Quando Alito diz que “A Constituição não faz nenhuma referência ao aborto, e por isso não deveria estar protegido por ela”, ele ignora que, quando a Constituição foi escrita, o aborto era legal. Alito também afirma que, dado que a maioria dos abortos é feito por mulheres negras, isso estaria promovendo uma eugenização dos Estados Unidos. Alito, que tem um currículo educacional excelente, não é ignorante. Ele só escolhe ignorar fatores que tornam essa estatística verdadeira: racismo sistêmico, salário proporcional da população negra e desemprego. A mortalidade gestacional de mulheres negras ser três vezes maior do que a de mulheres brancas também não é um problema que preocupa Alito. 

Mas, se os Republicanos estão se movimentando desde 2017, se a regulamentação em torno do aborto vem se tornando cada vez mais restritiva, se a opinião pública é a favor de uma lei definitiva, se há protestos enormes em todo o território exigindo isso… O que aconteceu? Por que o Partido Democrata, favorável ao direito de escolha da mulher, cruza os braços? 

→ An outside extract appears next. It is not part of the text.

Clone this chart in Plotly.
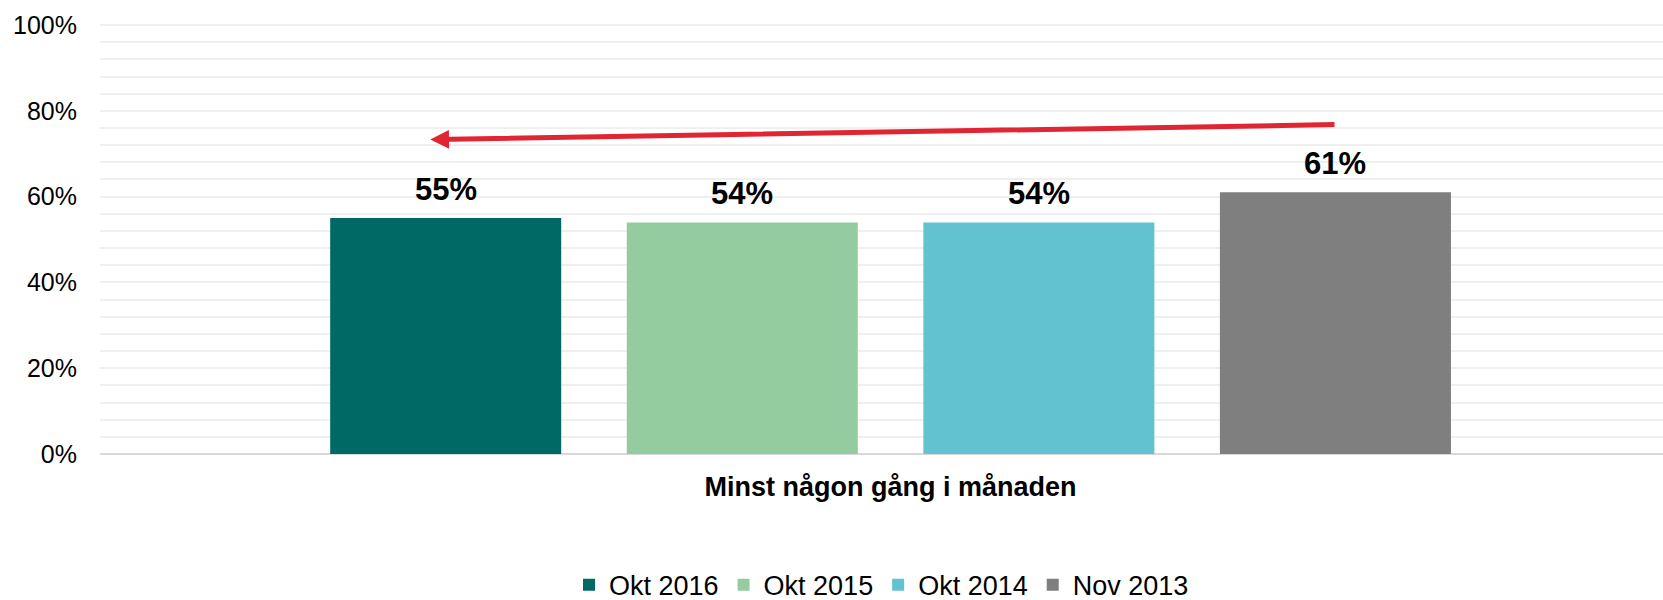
import plotly.graph_objects as go

category = ["Minst någon gång i månaden"]
series_names = ["Okt 2016", "Okt 2015", "Okt 2014", "Nov 2013"]
series_values = [[55], [54], [54], [61]]
series_colors = ["#006966", "#94CB9F", "#62C2D0", "#7F7F7F"]

y_tickvals = [0, 20, 40, 60, 80, 100]
y_ticktext = ["0%", "20%", "40%", "60%", "80%", "100%"]

# trend arrow (from Nov 2013 level back to Okt 2016), in axis units
arrow_tail = (0.285, 76.8)
arrow_head = (-0.2945, 73.3)

FONT = "Arial, Liberation Sans, sans-serif"
W, H = 1663, 600
ML, MR, MT, MB = 100, 0, 24, 146
BARGAP, GROUPGAP = 0.241, 0.221

fig = go.Figure()
for name, vals, col in zip(series_names, series_values, series_colors):
    fig.add_trace(go.Bar(
        name=name, x=category, y=vals,
        marker=dict(color=col, line=dict(width=0)),
        cliponaxis=False,
    ))

# data labels placed above each bar of the group
plot_w = W - ML - MR
slot_px = (1 - BARGAP) * plot_w / len(series_names)
for i, vals in enumerate(series_values):
    for cat, v in zip(category, vals):
        fig.add_annotation(
            x=cat, y=v, xref="x", yref="y", text=f"<b>{v}%</b>", showarrow=False,
            xanchor="center", yanchor="bottom",
            xshift=(i - (len(series_names) - 1) / 2) * slot_px, yshift=9,
            font=dict(family=FONT, size=31, color="#000000"),
        )

fig.add_annotation(
    x=arrow_head[0], y=arrow_head[1], xref="x", yref="y",
    ax=arrow_tail[0], ay=arrow_tail[1], axref="x", ayref="y",
    text="", showarrow=True, arrowhead=2, arrowsize=0.75, arrowwidth=5,
    arrowcolor="#E02632", standoff=0,
)

fig.update_layout(
    width=W, height=H, autosize=False,
    margin=dict(l=ML, r=MR, t=MT, b=MB, autoexpand=False),
    paper_bgcolor="white", plot_bgcolor="white",
    barmode="group", bargap=BARGAP, bargroupgap=GROUPGAP,
    font=dict(family=FONT, color="#000000"),
    showlegend=True,
    legend=dict(orientation="h", x=0.5, xanchor="center", y=-0.305, yanchor="middle",
                font=dict(size=27, family=FONT, color="#000000"),
                itemwidth=30, traceorder="normal"),
    xaxis=dict(type="category", range=[-0.5058, 0.4942], showgrid=False,
               showline=False, ticks="", ticklabelstandoff=14, automargin=False,
               tickfont=dict(family=FONT, size=27, color="#000000", weight="bold")),
    yaxis=dict(range=[0, 100.25], tickvals=y_tickvals, ticktext=y_ticktext,
               showgrid=True, gridcolor="#EFEFEF", gridwidth=2, automargin=False,
               minor=dict(dtick=4, tick0=0, showgrid=True, gridcolor="#EFEFEF", gridwidth=2),
               zeroline=True, zerolinecolor="#D9D9D9", zerolinewidth=2,
               showline=False, ticks="", ticklabelstandoff=22,
               tickfont=dict(family=FONT, size=25, color="#000000")),
)

fig.write_html("out.html", config={"displayModeBar": False},
               post_script="document.body.style.margin='0';document.body.style.overflow='hidden';")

Deputados e senadores Democratas enchem as redes sociais com a hashtag #VoteBlueIn2022. Com as eleições de meio de mandato acontecendo, a impressão que temos é que se precisa conquistar a maioria nas Casas Legislativas. Mas essa maioria já existe. O Partido Democrata controla a Casa Branca, o Senado e a Câmara. E, há anos, usa a legalização do aborto como pauta para conquistar votos. Em 2008, Obama disse durante toda sua campanha presidencial que, se eleito, tornar Roe x Wade uma lei seria sua “ação do Dia 1 de mandato”. São mais de 10 anos dessa promessa. Ele também tinha controle do Congresso, Senado e Casa Branca. Em 2012, disse a mesma coisa. “Freedom of Choice Act”, ele nomeou a futura lei. E milhões de homens e mulheres acreditaram e votaram nele. Mas, quando eleito, afirmou: “Não é a prioridade da minha legislatura”.

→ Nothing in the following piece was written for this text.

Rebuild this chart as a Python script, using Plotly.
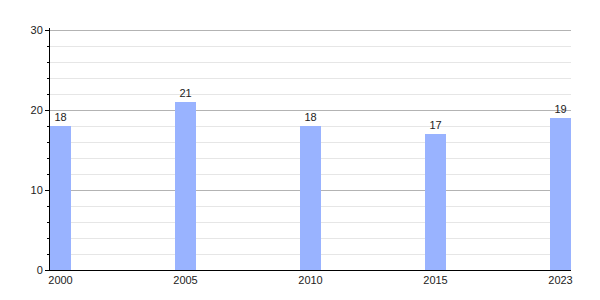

O Partido Democrata diz que precisa respeitar a diversidade de opiniões dentro do partido, e por isso não tem votos para aprovar nada. Mas isso não é um acaso, é uma escolha premeditada. Quando o Partido Democrata boicota candidaturas favoráveis ao aborto em favor de candidatos contra, esse é o resultado. Os limites da democracia burguesa não são novos. Em 2016, integrantes do Partido Democrata culparam a esquerda pela vitória de Trump. Enquanto isso, o vice de Hillary Clinton era um militante contra o direito ao aborto. E sim, são muitos os problemas que dificultam as votações no Senado e na Câmara. Mas, desde 1988, o Partido Republicano venceu apenas uma eleição no voto popular. E, ainda assim, controla oito, das nove cadeiras da Suprema Corte. Não é azar, acaso ou má sorte. 

Culpar os eleitores é uma estratégia simplista. Foram eles que fizeram Hillary ganhar no voto popular em 2016. Se o sistema é ruim, é preciso mudar o sistema. Mas, sempre que tem a chance, o Partido Democrata opta pela manutenção do poder e deixa o vespeiro para depois. Em 2020, a população ocupou as ruas, bateu de porta em porta, enfrentou o risco da pandemia e deu à Presidência a Biden. E agora? 

O Partido Democrata precisa agir. Se a legislação não ajuda, que comecem se movimentando para modificar a legislação. Promover hashtags eleitorais no Twitter enquanto mulheres temem que podem ser presas ao fazer um aborto ilegal não pode ser a única ação. O tempo é agora. O aborto precisa ser lei. E o Partido Democrata pode fazer isso agora ou cruzar os braços enquanto mulheres voltam 50 anos no passado. Que Sea Ley!